Says America's nuclear missile bases have been alien targets since 1960s

(Web Desk) - Fears of an alien invasion in the US took hold in the 1960s and 70s after reports of UFOs hovering over military bases flooded the nation.

Now, decades later, a UFO expert has claimed that the extraterrestrial spaceships did visit 'every major nuclear missile base' and continue to do so to this day.

Robert Hastings, who has interviewed many Army personnel about the bizarre sightings, said: 'The ones that are currently operational, have been visited repeatedly year after year according to the sources that I have interviewed.'

Hastings recently made waves when he revealed more than 120 former service members had come forward about their encounters with flying objects near nuclear weapon storage and testing grounds.

'A public, grassroots effort must be made in the interim to understand – as best as possible, using the data gathered thus far – the nature and intentions of those who pilot the UFOs,' Hastings penned in his recent book recounting the interviews.

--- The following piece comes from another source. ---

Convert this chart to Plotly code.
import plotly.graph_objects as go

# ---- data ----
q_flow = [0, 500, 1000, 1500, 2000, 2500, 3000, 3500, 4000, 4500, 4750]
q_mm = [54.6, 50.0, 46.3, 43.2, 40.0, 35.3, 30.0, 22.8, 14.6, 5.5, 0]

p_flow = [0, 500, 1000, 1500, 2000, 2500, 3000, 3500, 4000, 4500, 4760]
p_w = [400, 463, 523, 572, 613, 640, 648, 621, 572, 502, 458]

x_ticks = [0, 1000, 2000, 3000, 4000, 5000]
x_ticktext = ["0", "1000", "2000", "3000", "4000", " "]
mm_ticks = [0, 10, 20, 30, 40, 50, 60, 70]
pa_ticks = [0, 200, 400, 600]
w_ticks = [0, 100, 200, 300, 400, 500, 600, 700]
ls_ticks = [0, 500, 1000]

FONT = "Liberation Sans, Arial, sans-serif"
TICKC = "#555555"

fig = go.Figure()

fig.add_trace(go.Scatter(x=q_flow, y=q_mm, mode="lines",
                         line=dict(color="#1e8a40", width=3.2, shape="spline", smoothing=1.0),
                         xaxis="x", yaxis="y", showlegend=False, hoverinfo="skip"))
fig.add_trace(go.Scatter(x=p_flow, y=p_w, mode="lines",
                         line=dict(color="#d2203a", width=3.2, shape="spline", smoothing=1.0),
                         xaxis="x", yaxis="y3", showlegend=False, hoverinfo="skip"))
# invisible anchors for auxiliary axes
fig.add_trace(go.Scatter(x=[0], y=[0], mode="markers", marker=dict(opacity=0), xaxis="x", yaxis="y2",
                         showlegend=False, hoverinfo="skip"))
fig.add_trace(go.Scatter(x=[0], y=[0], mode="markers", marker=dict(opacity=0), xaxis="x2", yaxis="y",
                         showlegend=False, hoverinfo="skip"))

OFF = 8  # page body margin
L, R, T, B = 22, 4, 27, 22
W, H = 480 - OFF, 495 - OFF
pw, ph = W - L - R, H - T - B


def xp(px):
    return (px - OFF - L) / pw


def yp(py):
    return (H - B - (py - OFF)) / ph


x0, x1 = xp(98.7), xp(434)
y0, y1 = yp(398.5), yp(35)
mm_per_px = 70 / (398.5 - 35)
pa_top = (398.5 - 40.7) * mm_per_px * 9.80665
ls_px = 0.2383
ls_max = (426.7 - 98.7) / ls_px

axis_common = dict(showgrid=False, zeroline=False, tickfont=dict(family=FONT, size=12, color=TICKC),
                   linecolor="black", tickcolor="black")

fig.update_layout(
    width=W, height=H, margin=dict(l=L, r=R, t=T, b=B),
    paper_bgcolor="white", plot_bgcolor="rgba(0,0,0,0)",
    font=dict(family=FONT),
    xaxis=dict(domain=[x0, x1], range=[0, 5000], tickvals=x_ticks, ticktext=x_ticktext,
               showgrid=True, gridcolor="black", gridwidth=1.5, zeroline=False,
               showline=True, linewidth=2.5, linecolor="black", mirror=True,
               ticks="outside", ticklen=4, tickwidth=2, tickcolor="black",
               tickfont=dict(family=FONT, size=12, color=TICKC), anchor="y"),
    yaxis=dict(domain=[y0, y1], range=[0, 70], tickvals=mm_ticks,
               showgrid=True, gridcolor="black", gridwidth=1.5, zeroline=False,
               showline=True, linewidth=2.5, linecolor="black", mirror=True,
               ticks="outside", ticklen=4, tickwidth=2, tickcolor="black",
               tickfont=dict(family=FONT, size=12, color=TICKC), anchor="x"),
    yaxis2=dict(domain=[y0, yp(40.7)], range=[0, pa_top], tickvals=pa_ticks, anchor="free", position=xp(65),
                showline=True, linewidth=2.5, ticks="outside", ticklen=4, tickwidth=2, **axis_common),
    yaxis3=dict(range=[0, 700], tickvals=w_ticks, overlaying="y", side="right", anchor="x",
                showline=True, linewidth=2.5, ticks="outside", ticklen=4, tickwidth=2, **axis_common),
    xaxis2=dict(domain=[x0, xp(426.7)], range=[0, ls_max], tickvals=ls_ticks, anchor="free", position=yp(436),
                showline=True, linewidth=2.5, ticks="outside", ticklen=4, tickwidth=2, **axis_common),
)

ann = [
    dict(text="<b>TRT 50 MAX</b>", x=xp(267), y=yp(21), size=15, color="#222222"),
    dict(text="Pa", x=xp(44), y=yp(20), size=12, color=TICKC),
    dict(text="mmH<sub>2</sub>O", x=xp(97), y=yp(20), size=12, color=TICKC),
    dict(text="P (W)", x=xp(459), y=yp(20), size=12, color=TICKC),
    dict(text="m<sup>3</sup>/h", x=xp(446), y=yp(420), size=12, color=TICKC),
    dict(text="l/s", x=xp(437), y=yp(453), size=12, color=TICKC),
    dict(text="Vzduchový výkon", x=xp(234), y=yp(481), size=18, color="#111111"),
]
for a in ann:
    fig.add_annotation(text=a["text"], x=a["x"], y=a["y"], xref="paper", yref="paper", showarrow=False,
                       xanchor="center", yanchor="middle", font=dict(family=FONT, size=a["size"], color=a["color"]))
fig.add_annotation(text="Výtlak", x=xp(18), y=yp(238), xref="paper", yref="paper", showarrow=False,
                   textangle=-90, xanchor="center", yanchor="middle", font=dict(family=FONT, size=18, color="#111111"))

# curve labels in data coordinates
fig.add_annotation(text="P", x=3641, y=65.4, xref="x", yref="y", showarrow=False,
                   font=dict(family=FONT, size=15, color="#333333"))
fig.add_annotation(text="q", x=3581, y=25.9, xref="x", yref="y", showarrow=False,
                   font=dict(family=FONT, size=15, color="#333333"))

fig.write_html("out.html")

'Or perhaps they have a use for our planet, let's say for scientific purposes, and know that global nuclear warfare will disrupt their data-gathering and/or experiments.'

In his book, UFOs and Nukes, he revealed that investigators are prevented from properly probing the cases because of dubious layers of classification.

One thing is for sure, however, it is 'obvious' that if there are extraterrestrial visitors, they are 'greatly interested in our nuclear weapons.'

Hastings' comments echo a study released in June that analyzed over 500 of the best-supported UFO cases from the heights of the Cold War, which concluded that 'this intelligence understands atomics, and they understand atomic weaponry.'

UFO reports over America's nuclear arsenal appeared to shift from sites where the bombs were made to missile silos and US air bases as the Cold War arms race grew.

The study was conducted by a retired US Air Force staff sergeant, data analyst affiliated with Harvard's UFO-hunting Galileo Project Ian Porrit and a research team.

The group focused on official military and police reports of UFOs from 1945 to 1975, avoiding poorly supported accounts and ambiguous newspaper stories, to focus on cases with multiple witnesses and signal evidence, like radar.